_What is asked_
Write the data out again exactly, with no pictures.
** start of Data section **
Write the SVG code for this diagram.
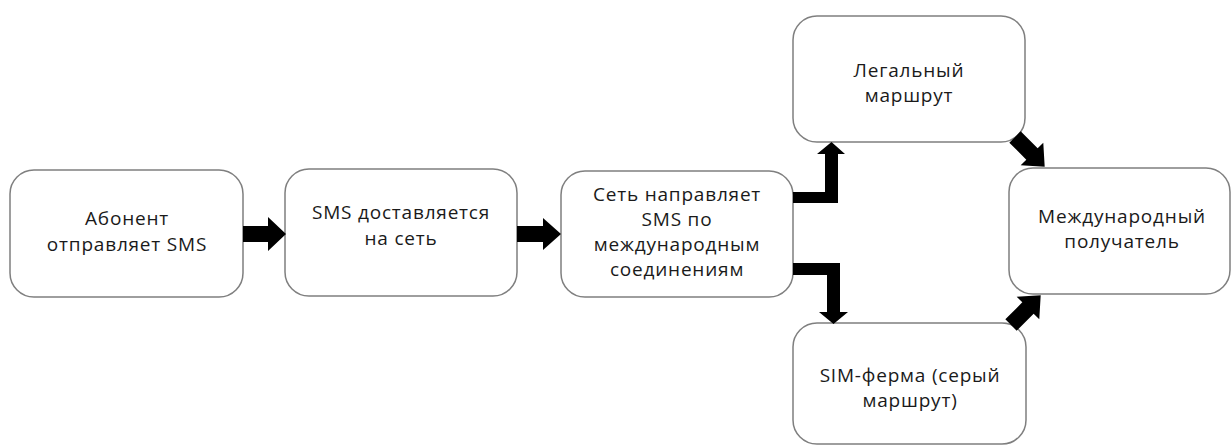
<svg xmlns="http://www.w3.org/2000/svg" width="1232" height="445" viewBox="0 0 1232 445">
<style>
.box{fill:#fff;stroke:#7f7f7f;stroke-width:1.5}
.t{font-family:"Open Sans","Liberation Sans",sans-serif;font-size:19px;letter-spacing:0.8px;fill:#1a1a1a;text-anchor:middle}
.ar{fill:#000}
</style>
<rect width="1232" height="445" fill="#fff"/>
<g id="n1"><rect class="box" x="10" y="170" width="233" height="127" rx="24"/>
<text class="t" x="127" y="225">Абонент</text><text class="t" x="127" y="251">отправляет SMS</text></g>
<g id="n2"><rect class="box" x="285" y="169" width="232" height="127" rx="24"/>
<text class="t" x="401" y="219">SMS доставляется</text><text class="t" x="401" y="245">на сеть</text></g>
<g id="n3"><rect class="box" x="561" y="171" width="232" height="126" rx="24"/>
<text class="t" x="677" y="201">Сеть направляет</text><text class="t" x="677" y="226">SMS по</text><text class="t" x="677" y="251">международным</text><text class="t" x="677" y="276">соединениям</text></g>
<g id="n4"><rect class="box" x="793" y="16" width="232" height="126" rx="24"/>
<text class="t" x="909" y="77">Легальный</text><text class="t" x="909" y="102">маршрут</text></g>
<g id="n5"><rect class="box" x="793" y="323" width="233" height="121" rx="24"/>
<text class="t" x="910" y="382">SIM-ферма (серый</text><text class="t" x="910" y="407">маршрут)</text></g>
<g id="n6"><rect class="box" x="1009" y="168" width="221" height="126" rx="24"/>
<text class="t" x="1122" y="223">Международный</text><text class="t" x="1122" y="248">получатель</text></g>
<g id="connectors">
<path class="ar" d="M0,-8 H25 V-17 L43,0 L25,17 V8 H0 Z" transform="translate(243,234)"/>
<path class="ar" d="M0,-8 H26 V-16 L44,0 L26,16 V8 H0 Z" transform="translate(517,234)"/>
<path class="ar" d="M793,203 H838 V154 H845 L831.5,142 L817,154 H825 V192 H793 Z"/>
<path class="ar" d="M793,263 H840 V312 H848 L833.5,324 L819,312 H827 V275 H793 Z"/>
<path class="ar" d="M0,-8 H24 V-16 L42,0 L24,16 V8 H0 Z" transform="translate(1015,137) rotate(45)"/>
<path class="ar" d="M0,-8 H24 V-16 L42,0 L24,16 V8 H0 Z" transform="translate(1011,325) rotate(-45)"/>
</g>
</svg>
** end of Data section **
_Response to this exercise_
Write the SVG code for this diagram.
<svg xmlns="http://www.w3.org/2000/svg" width="1232" height="445" viewBox="0 0 1232 445">
<style>
.box{fill:#fff;stroke:#7f7f7f;stroke-width:1.5}
.t{font-family:"Open Sans","Liberation Sans",sans-serif;font-size:19px;letter-spacing:0.8px;fill:#1a1a1a;text-anchor:middle}
.ar{fill:#000}
</style>
<rect width="1232" height="445" fill="#fff"/>
<g id="n1"><rect class="box" x="10" y="170" width="233" height="127" rx="24"/>
<text class="t" x="127" y="225">Абонент</text><text class="t" x="127" y="251">отправляет SMS</text></g>
<g id="n2"><rect class="box" x="285" y="169" width="232" height="127" rx="24"/>
<text class="t" x="401" y="219">SMS доставляется</text><text class="t" x="401" y="245">на сеть</text></g>
<g id="n3"><rect class="box" x="561" y="171" width="232" height="126" rx="24"/>
<text class="t" x="677" y="201">Сеть направляет</text><text class="t" x="677" y="226">SMS по</text><text class="t" x="677" y="251">международным</text><text class="t" x="677" y="276">соединениям</text></g>
<g id="n4"><rect class="box" x="793" y="16" width="232" height="126" rx="24"/>
<text class="t" x="909" y="77">Легальный</text><text class="t" x="909" y="102">маршрут</text></g>
<g id="n5"><rect class="box" x="793" y="323" width="233" height="121" rx="24"/>
<text class="t" x="910" y="382">SIM-ферма (серый</text><text class="t" x="910" y="407">маршрут)</text></g>
<g id="n6"><rect class="box" x="1009" y="168" width="221" height="126" rx="24"/>
<text class="t" x="1122" y="223">Международный</text><text class="t" x="1122" y="248">получатель</text></g>
<g id="connectors">
<path class="ar" d="M0,-8 H25 V-17 L43,0 L25,17 V8 H0 Z" transform="translate(243,234)"/>
<path class="ar" d="M0,-8 H26 V-16 L44,0 L26,16 V8 H0 Z" transform="translate(517,234)"/>
<path class="ar" d="M793,203 H838 V154 H845 L831.5,142 L817,154 H825 V192 H793 Z"/>
<path class="ar" d="M793,263 H840 V312 H848 L833.5,324 L819,312 H827 V275 H793 Z"/>
<path class="ar" d="M0,-8 H24 V-16 L42,0 L24,16 V8 H0 Z" transform="translate(1015,137) rotate(45)"/>
<path class="ar" d="M0,-8 H24 V-16 L42,0 L24,16 V8 H0 Z" transform="translate(1011,325) rotate(-45)"/>
</g>
</svg>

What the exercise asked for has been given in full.